Jim Key, director of general merchandise and health and beauty care at Acme Markets of Virginia, North Tazewell, Va., said he would re-evaluate the back-to-school mix to include computer-related supplies next season.
Key is not alone as demand for home-office supplies continues to surge ahead, with supermarket operators asking themselves how they can compete with the office superstores and discounters that capture a majority of sales.
"As education changes and as the demands on schools shift to more computer-driven programs, we'll have to look at our mix in school supplies to better accommodate what the students need," said Key.
Jack Mahan, head general-merchandise buyer at Supervalu's Desloge Division, Desloge, Mo., agreed. "Computer accessories may play a larger role in back-to- school promotions over the next few years, especially as computers continue to gain importance in schools and home," he said.
"Our research shows the computer in the home has become a 'consumer' of office supplies. It is increasing consumption at the home level, in addition to the regular inventory that the household would have in office supplies," said Steve Jacober, president of the School, Home and Office Products Association, Dayton, Ohio. Research conducted by Chicago-based Leo J. Shapiro & Associates for this year's SHOPA-sponsored Learning Curve Conference showed a correlation between the penetration of home computers and the number of shopping trips made by consumers for school and office supplies. Those who didn't own a computer made six trips to the store and averaged $13 per trip compared with those who owned two or more computers, who made nine trips and spent $30 per trip over the course of a year.
According to a survey, released earlier this year by New York-based Arbitron News, personal-computer ownership is way up. Home penetration has gone from 29% in 1995 to 54% this year. Much of that growth is coming from first-time buyers, the survey indicated. It also noted the number of PC owners who subscribe to Internet services increased four-fold during the same period. This group represents 38% of all U.S. consumers.
Meanwhile, PC retail sales increased a healthy 14.5% from $46.9 billion in 1997 to $53.7 billion in 1998, according to figures reported by Home Furnishings News, a Fairchild Publications newspaper that covers the home products industry.
Sinking price points are fueling the growth of PCs in terms of unit sales, with the so-called sub-$1,000 category one of the most vibrant, said HFN.
Also helping to drive home-office supply sales are the number of professionals and others working from home, including more women. The distinction between home and work has become increasingly blurred, according to a report on the home-office market produced by Yankelovich Partners, Norwalk, Conn. Besides greater PC ownership, other factors fostering this trend are the "cocooning" phenomenon, a desire to spend more time at home, and technological advances in electronic and digital communications, making telecommuting possible.

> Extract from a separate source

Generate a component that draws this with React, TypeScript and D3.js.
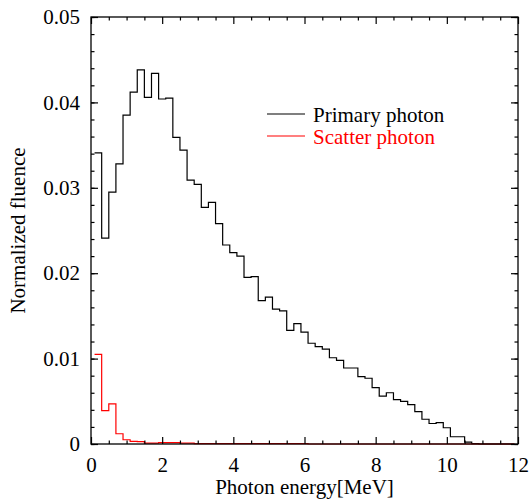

As Jacober states, "There is more consumption of traditional office supplies, whether paper-based or desk accessories." Supermarket retailers like Jim Key have come to realize the potential exists to capitalize on the developing home-office market in spite of the dominance of superstores and mass merchandisers. The Yankelovich study shows food and drug chains average about 5% of the consumer purchases made on disposable office supplies.
"Whatever space supermarkets can devote to home office can be beneficial due to their traffic," added Jacober. "They will not offer the selection that a category-dominant retailer would. But that certainly doesn't mean they cannot compete. There are basic items as well as unique niche items that they can do very well with," he noted.